Economics Gone Wild. Much like interview subject Eliot Spitzer once did, Charles Ferguson, the levelheaded director of Inside Job, boldly takes on the people and policies that led to the global economic meltdown of 2008. Then he goes one step further to explore the culture that allowed government and corporate corruption to grow and thrive in the first place. The conclusions reached are terrifying. Indeed, Ponzi schemer Bernie Madoff’s crimes (the subject of another IDFA doc, Jeff Prosserman’s pointless The Foxhounds) pale in comparison to the shenanigans going on in Washington and on Wall Street. Today America’s wealth inequality is higher than in any developed nation — and our banks are now bigger, more powerful and more concentrated than even before the economic collapse! Something a nation like Romania — which has the smallest GDP of any former communist country and the most millionaires — can surely relate to. In Kapitalism: Our Improved Formula, director Alexandru Solomon interviews Romania’s version of Russia’s oligarchs, refreshingly forthcoming men (most with former ties to the Securitate), to uncover an economic system that seems to have adopted the worst of both ideological worlds. Nikolai Ceausescu, Solomon assures us, would have been proud.


The Untouchables. Kim Longinotto’s Pink Saris follows the unconventional feminist founder of the “pink gang” who fights for lower caste female rights in India. The loudmouthed and aggressive Sampat, whose chosen modus operandi is bullying, is the outrageous opposite of what women are supposed to be in a patriarchal society that demands absolute submission and obedience from the fairer sex. Her hyperbole — “I’m the Messiah for women,” she threatens one guy — is matched only by her cult-like charisma. Indeed, perhaps the most disquieting scene in Pink Saris occurs when Longinotto lets her camera linger on a girl who’s been saved by the media savvy Sampat after a broken engagement. As the leader approvingly looks on the budding teen speaks of her newfound activism in the tone of someone reciting from a script. You suddenly realize that for this girl “freedom” is nothing more than simply trading obedience to the malignant men in her life for submission to the benign pink saris. Sampat’s method of deprogramming is simultaneously its own form of indoctrination. On the other hand, Seong-Gyou Lee’s My Barefoot Friend approaches the subject of India’s impoverished class, referred to as “untouchables,” from the male POV, following a rickshaw driver in Calcutta for a period of ten years. Indeed, simply knowing how much time the filmmaker spent with Shalim and his colleagues puts a different gloss on the startling opening sequence in which the family man at wit’s end rages at the director to stop shooting him and to just get out of his life. Where does a filmmaker draw the line once he’s developed a relationship with his subject? Is the director being exploitative by refusing to stop shooting? Or is Shalim, by ordering that filming cease, trying to change the rules and now direct the movie himself? Who’s manipulating whom? That the director is brave enough to pose these questions without pretending to have the answers allows for a noble activist doc to emerge.

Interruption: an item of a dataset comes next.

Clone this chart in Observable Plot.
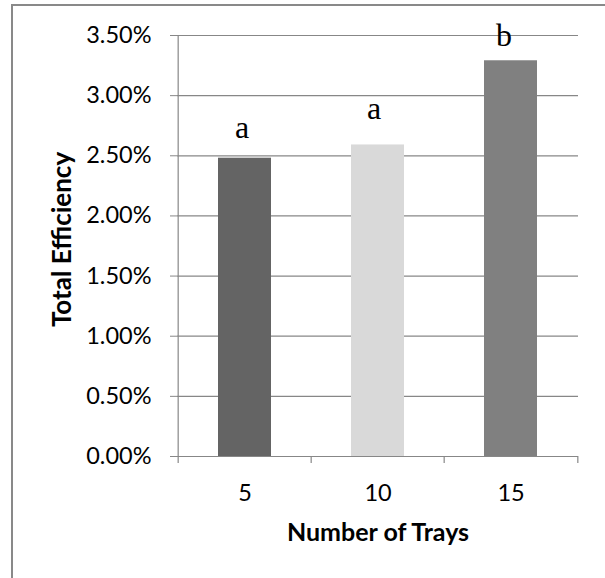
<!DOCTYPE html>
<html><head><meta charset="utf-8">
<script src="https://cdn.jsdelivr.net/npm/d3@7"></script>
<script src="https://cdn.jsdelivr.net/npm/@observablehq/plot@0.6"></script>
<style>
body{margin:0;background:#fff;overflow:hidden}
#wrap{position:relative;width:605px;height:578px;overflow:hidden}
#chart{position:absolute;left:0;top:0}
#frame{position:absolute;left:11px;top:4px;width:700px;height:700px;border:2px solid #898989;pointer-events:none}
</style></head><body>
<div id="wrap"><div id="chart"></div><div id="frame"></div></div>
<script>
const trays = ["5", "10", "15"];
const efficiency = [0.0248, 0.0259, 0.0329];
const letters = ["a", "a", "b"];
const barColors = ["#646464", "#d9d9d9", "#808080"];
const yTicks = [0, 0.005, 0.01, 0.015, 0.02, 0.025, 0.03, 0.035];
const xTitle = "Number of Trays";
const yTitle = "Total Efficiency";

const data = trays.map((t, i) => ({tray: t, eff: efficiency[i], letter: letters[i], color: barColors[i]}));

const W = 605, H = 578, mL = 177, mR = 27, mT = 35, mB = 122;
const step = (W - mL - mR) / trays.length;
const gridColor = "#878787";
const labelOffsets = [[-3, -20], [-4, -26], [-7, -15]];

const chart = Plot.plot({
  width: W, height: H,
  marginLeft: mL, marginRight: mR, marginTop: mT, marginBottom: mB,
  style: {fontFamily: "Lato", fontSize: "23.5px", color: "black", background: "transparent"},
  x: {domain: trays, paddingInner: 0.6, paddingOuter: 0.3},
  y: {domain: [0, 0.035]},
  color: {type: "identity"},
  marks: [
    Plot.ruleY(yTicks, {stroke: gridColor, strokeWidth: 1.2}),
    Plot.barY(data, {x: "tray", y: "eff", fill: "color"}),
    Plot.ruleX([trays[0]], {y1: 0, y2: 0.035, dx: -step / 2, stroke: gridColor, strokeWidth: 1.2}),
    Plot.ruleX(trays, {y1: 0, y2: 0, insetBottom: -7, dx: -step / 2, stroke: gridColor, strokeWidth: 1.2}),
    Plot.ruleX([trays[trays.length - 1]], {y1: 0, y2: 0, insetBottom: -7, dx: step / 2, stroke: gridColor, strokeWidth: 1.2}),
    Plot.axisY(yTicks, {tickFormat: d3.format(".2%"), tickSize: 7, tickPadding: 19, stroke: gridColor, fill: "black", label: null}),
    Plot.axisX({tickSize: 0, tickPadding: 28, fill: "black", label: null}),
    ...data.map((d, i) => Plot.text([d], {x: "tray", y: "eff", text: "letter", lineAnchor: "bottom",
      dx: labelOffsets[i][0], dy: labelOffsets[i][1], fontFamily: "Liberation Serif", fontSize: 32, fill: "black"})),
    Plot.text([yTitle], {frameAnchor: "left", textAnchor: "middle", rotate: -90, dx: -114.5, dy: -6.5, fontWeight: "bold", fontSize: 26, fill: "black"}),
    Plot.text([xTitle], {frameAnchor: "bottom", textAnchor: "middle", lineAnchor: "bottom", dy: 84, fontWeight: "bold", fontSize: 25, fill: "black"})
  ]
});
document.getElementById("chart").appendChild(chart);
</script>
</body></html>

But is it Trash? Lucy Walker’s Waste Land is another film that directly addresses an artist’s obligation to his subjects. Walker’s own subject, the artist and photographer Vik Muniz, returns to his native Brazil to engage the local workers at the world’s biggest landfill in his latest project to create art out of the very same recyclable materials they pick for a living. But Muniz hadn’t counted on changing lives to the extent that many couldn’t face returning to their former meager existence once he and his crew had left town. The artist at the center of Alexander Nanau’s respectful and poetic The World According to Ion B., however, has the opposite problem. “From the dumpster straight to the gallery!” a headline in a newspaper announces upon the debut exhibition of Ion Barladeanu, who just a couple years ago was a homeless alcoholic. Now his innovative and surprising pop art collages are shown alongside Warhol (who he’d never heard of, pop art having been suppressed as degenerate under Romania’s dictatorship. One art critic writes that if Ion’s anti-regime collages had circulated during the communist days he certainly would have been a wanted man.) By digging right through the hype Nanau’s doc (backed by HBO Romania) exposes a socio-politically aware artist who feels safer anonymously sleeping on the streets with a bottle of liquor — the only means of keeping the psychological fallout from Ceausescu’s reign of terror at bay.

It Seemed Like A Good Idea at The Time. Alas, Abel Ferrara is at it again — or rather all over the place again a la Chelsea on the Rocks — this time in Naples. In his latest doc, Napoli Napoli Napoli, he films female drug dealers, men’s prison reenactments, a youth center that includes programs for both addicts and artists, and a heavy-handed, staged storyline involving young mobsters preparing for a hit. Snort, shake and repeat. Also to be missed is Jeff Prosserman’s The Foxhounds, about a crew of white-collar finance dudes led by Harry Markopolos, the whistleblower who originally alerted the SEC to Bernie Madoff’s criminal mischief. Fancying himself James Bond with a knack for numbers Markopolos hams it up for Prosserman (who himself seems to have watched fellow IDFA director Errol Morris’s Thin Blue Line one too many times), including gamely staging reenactments of scenes that happened only in Markopolos’s own head. (Nope, his car never blew up when he turned the key in the ignition, regardless of the sound of an explosion heard off camera.) “I was like the boy who cried wolf — except there really was a wolf,” concludes the man who tried to bring down Madoff. Except he didn’t. Unfortunately, “I told you so” is not a compelling storyline.